Tuesday, May 22, 2007

Surgery's not for me

I had the opportunity to shadow a Cardiothoracic Surgeon yesterday and today. I really enjoyed clinic, but got pretty queasy during surgery. I am sure the next time I get to see it I will be much better, but I don't think I am interested in surgery as a specialty. Before this morning, I thought it was definitely and interest of mine. The faces in that room were not exactly pleasant. They didn't look happy. They didn't even appear to be enjoying being there. Hum. There is something wrong with that. The doc I was shadowing was the only one that seemed to be enjoying herself, and she was not exactly happy elsewhere. I liked her. I enjoyed my time shadowing her. She hated clinic. I liked it.

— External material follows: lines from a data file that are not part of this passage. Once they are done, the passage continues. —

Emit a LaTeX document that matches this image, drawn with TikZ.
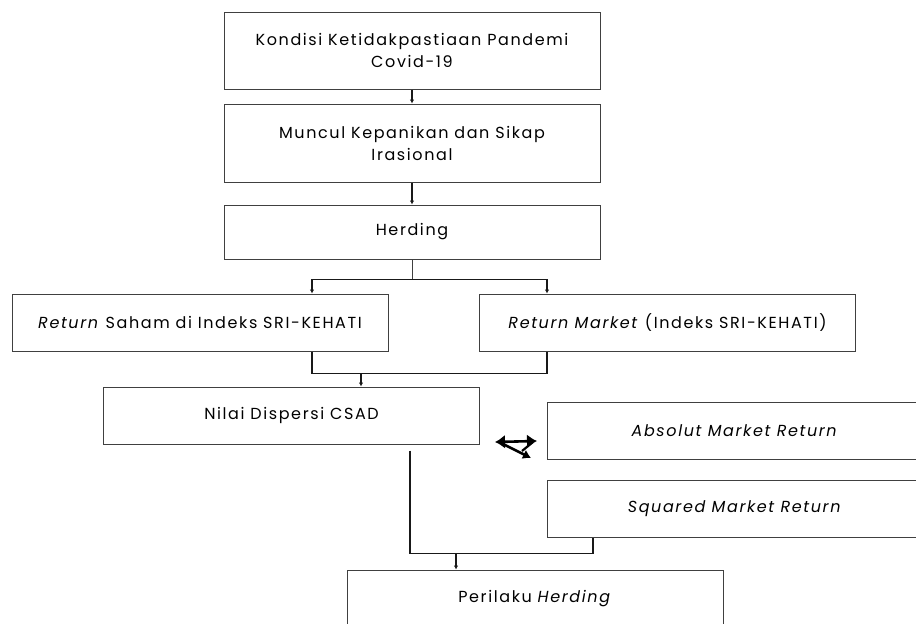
\documentclass[tikz,border=0pt]{standalone}
\usepackage{fontspec}
\setmainfont{Poppins}[LetterSpace=10]
\usetikzlibrary{arrows.meta}

\tikzset{
	kotak/.style={draw=black!75,line width=1pt,minimum width=376pt,minimum height=#1,
		inner sep=0pt,align=center,font=\fontsize{16}{22}\selectfont},
	kotak/.default=57pt,
	alur/.style={line width=1.6pt,black!90},
	panah/.style={alur,-{Latex[length=4pt,width=4.5pt]}},
}

\begin{document}
\begin{tikzpicture}[x=1pt,y=-1pt]
	\useasboundingbox (0,0) rectangle (916,624);
	% alur utama
	\node[kotak=77pt] (kondisi) at (412,50.5) {Kondisi Ketidakpastiaan Pandemi\\Covid-19};
	\node[kotak=78pt] (muncul) at (412,143) {Muncul Kepanikan dan Sikap\\Irasional};
	\node[kotak=54pt] (herding) at (412,232) {Herding};
	\node[kotak] (rsaham) at (200,322.5) {\textit{Return} Saham di Indeks SRI-KEHATI};
	\node[kotak] (rmarket) at (667.5,322.5) {\textit{Return Market} (Indeks SRI-KEHATI)};
	\node[kotak] (nilai) at (291.5,415.5) {Nilai Dispersi CSAD};
	\node[kotak] (absolut) at (735,430.5) {\textit{Absolut Market Return}};
	\node[kotak] (squared) at (735,508.5) {\textit{Squared Market Return}};
	\node[kotak] (perilaku) at (535,598.5) {Perilaku \textit{Herding}};

	\draw[panah] (kondisi) -- (muncul);
	\draw[panah] (muncul) -- (herding);

	% cabang ke dua return
	\draw[line width=1pt,black!75] (herding.south) -- ++(0,20) coordinate (cabang);
	\draw[panah] (cabang) -| ([xshift=112pt]rsaham.north);
	\draw[panah] (cabang) -| ([xshift=-120.5pt]rmarket.north);

	% gabung ke CSAD
	\draw[alur] ([xshift=112pt]rsaham.south) -- ++(0,22) coordinate (gabung)
		-| ([xshift=-120.5pt]rmarket.south);
	\coordinate (masuk) at ([xshift=69.5pt]nilai.north);
	\draw[panah] (gabung -| masuk) -- (masuk);

	% panah dua arah
	\draw[line width=2.6pt,{Latex[length=10pt,width=14pt]}-{Latex[length=10pt,width=14pt]}]
		(495,442) -- (537,441);
	\draw[line width=2.6pt,-{Latex[length=8pt,width=10pt]}] (503,444) -- (531,458);
	\draw[line width=2.2pt] (533,442) -- (522,451);

	% ke perilaku herding
	\draw[alur] ([xshift=118.5pt,yshift=-6pt]nilai.south) -- ++(0,103) coordinate (temu)
		-| ([xshift=-142pt]squared.south);
	\coordinate (masuk2) at ([xshift=-79pt]perilaku.north);
	\draw[panah] (temu -| masuk2) -- (masuk2);
\end{tikzpicture}
\end{document}
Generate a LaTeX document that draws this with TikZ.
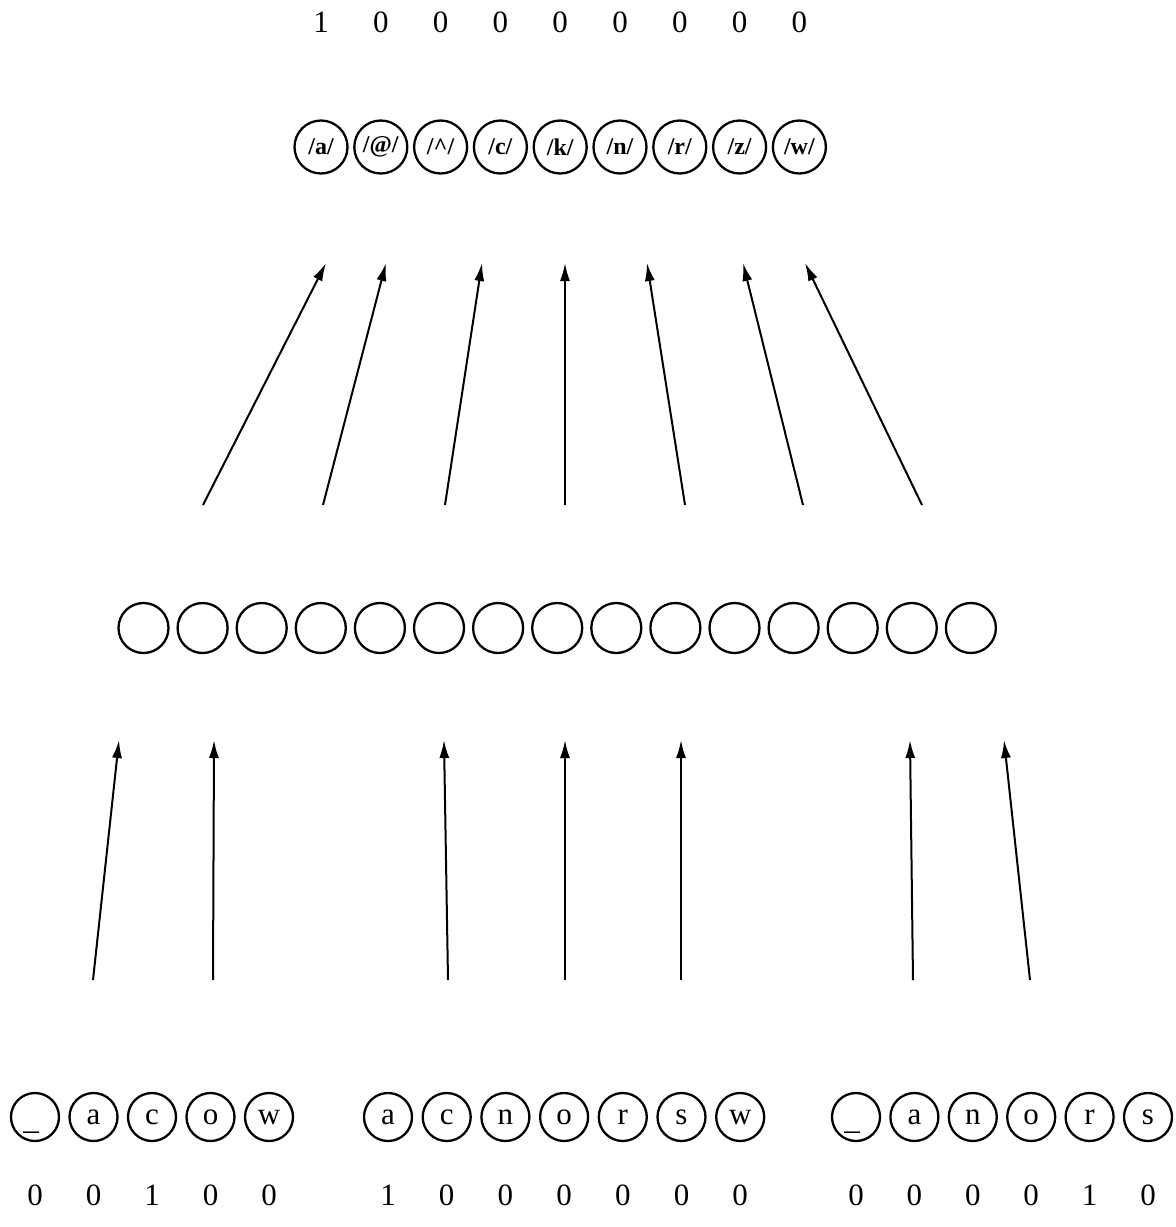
\documentclass[tikz,border=0pt]{standalone}
\usepackage{fontspec}
\setmainfont{Liberation Serif}
\usetikzlibrary{arrows.meta}
\tikzset{
  unit/.style={circle, draw, line width=2.3pt, inner sep=0pt},
  outunit/.style={unit, minimum size=53pt, font=\fontsize{24}{24}\selectfont\bfseries},
  hidunit/.style={unit, minimum size=50pt},
  inunit/.style={unit, minimum size=48pt, font=\fontsize{31}{31}\selectfont, text height=14pt, text depth=0pt},
  bit/.style={inner sep=0pt, font=\fontsize{31}{31}\selectfont},
  conn/.style={line width=2pt, -{Latex[length=18pt,width=10pt]}}
}
\begin{document}
\begin{tikzpicture}[x=1pt,y=-1pt]
\useasboundingbox (0,0) rectangle (1176,1227);
% output bits
\foreach \v [count=\i] in {1,0,0,0,0,0,0,0,0}
  \node[bit] (tn\i) at ({321+59.8*(\i-1)},22) {\v};
% output units
\node[outunit] (o1) at (321,147) {/a/};
\node[outunit] (o2) at (380.8,147) {/@/};
\node[outunit] (o3) at (440.6,147) {/\textasciicircum/};
\node[outunit] (o4) at (500.4,147) {/c/};
\node[outunit] (o5) at (560.2,147) {/k/};
\node[outunit] (o6) at (620,147) {/n/};
\node[outunit] (o7) at (679.8,147) {/r/};
\node[outunit] (o8) at (739.6,147) {/z/};
\node[outunit] (o9) at (799.4,147) {/w/};
% hidden units
\foreach \i in {1,...,15}
  \node[hidunit] (h\i) at ({143.5+59.1*(\i-1)},628) {};
% input group 1
\foreach \t [count=\i] in {{\hspace*{-8pt}\raisebox{-5pt}{\_}},a,c,o,w}
  \node[inunit] (a\i) at ({35+58.5*(\i-1)},1117) {\t};
\foreach \v [count=\i] in {0,0,1,0,0}
  \node[bit] (an\i) at ({35+58.5*(\i-1)},1195) {\v};
% input group 2
\foreach \t [count=\i] in {a,c,n,o,r,s,w}
  \node[inunit] (b\i) at ({388+58.7*(\i-1)},1117) {\t};
\foreach \v [count=\i] in {1,0,0,0,0,0,0}
  \node[bit] (bn\i) at ({388+58.7*(\i-1)},1195) {\v};
% input group 3
\foreach \t [count=\i] in {{\hspace*{-8pt}\raisebox{-5pt}{\_}},a,n,o,r,s}
  \node[inunit] (c\i) at ({856+58.4*(\i-1)},1117) {\t};
\foreach \v [count=\i] in {0,0,0,0,1,0}
  \node[bit] (cn\i) at ({856+58.4*(\i-1)},1195) {\v};
% upper connectors (hidden -> output)
\coordinate (ut1) at (203,505);  \coordinate (uh1) at (326,263);
\coordinate (ut2) at (323,505);  \coordinate (uh2) at (386,263);
\coordinate (ut3) at (445,505);  \coordinate (uh3) at (482,263);
\coordinate (ut4) at (565,505);  \coordinate (uh4) at (565,263);
\coordinate (ut5) at (685,505);  \coordinate (uh5) at (647,263);
\coordinate (ut6) at (803,505);  \coordinate (uh6) at (743,263);
\coordinate (ut7) at (922,505);  \coordinate (uh7) at (805,263);
\foreach \i in {1,...,7}
  \draw[conn] (ut\i) -- (uh\i);
% lower connectors (input -> hidden)
\coordinate (lt1) at (93,980);   \coordinate (lh1) at (119,740);
\coordinate (lt2) at (213,980);  \coordinate (lh2) at (214,740);
\coordinate (lt3) at (448,980);  \coordinate (lh3) at (444,740);
\coordinate (lt4) at (565,980);  \coordinate (lh4) at (565,740);
\coordinate (lt5) at (681,980);  \coordinate (lh5) at (681,740);
\coordinate (lt6) at (913,980);  \coordinate (lh6) at (910,740);
\coordinate (lt7) at (1030,980); \coordinate (lh7) at (1004,740);
\foreach \i in {1,...,7}
  \draw[conn] (lt\i) -- (lh\i);
\end{tikzpicture}
\end{document}
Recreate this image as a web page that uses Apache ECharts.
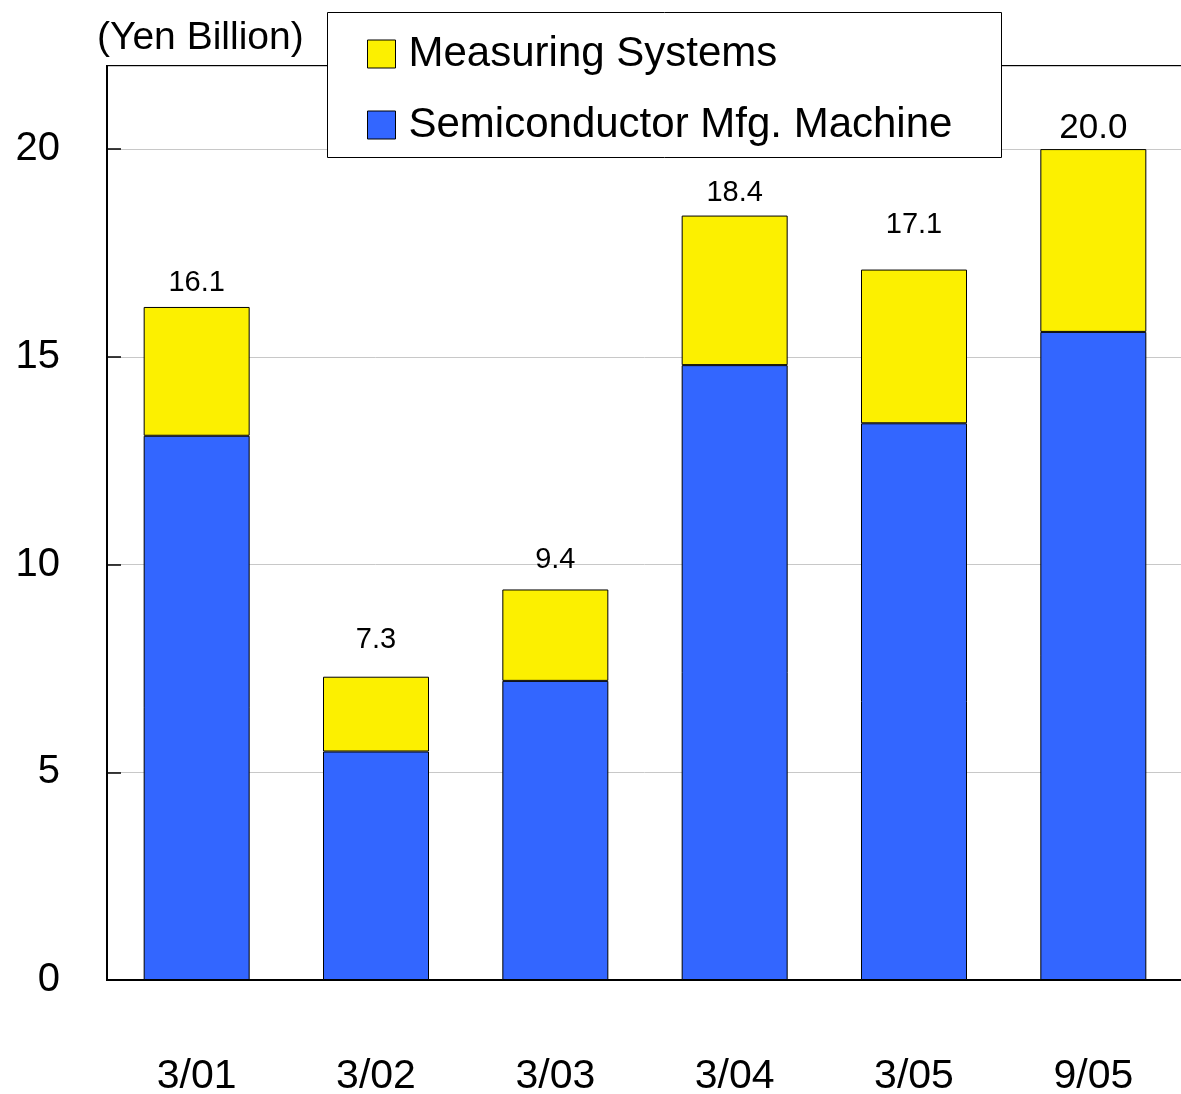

Getting nauseated during the surgery was a bummer. I had wanted to like surgery. I didn't. Unfortunately, I didn't even find it all that interesting. Granted, I left before I could really see anything. I was watching from the observation room as a precaution. I was afraid that I may become ill and I didn't want to embarrass myself. Frankly, the nerves were the worst part. I had never witnessed anything like that before. I am glad that I took the pansy's way out by watching from in there. I got to leave when I became really uncomfortable. Anyway, I am glad that I found out now that surgery was not for me. I was really bummed though...that I wasn't enthralled with it. I thought I would be completely wide-eyed. But I wasn't. Hum. Sad.

Office-based practice here I come! :) This may upset many people. Not me. I learned something about myself. I also learned that just because you are the only female and only D.O. surgeon in the cardiothoracic division of surgery - you don't have to be a b**** to be effective or be taken seriously. She's got my respect and apparently a lot of other people's.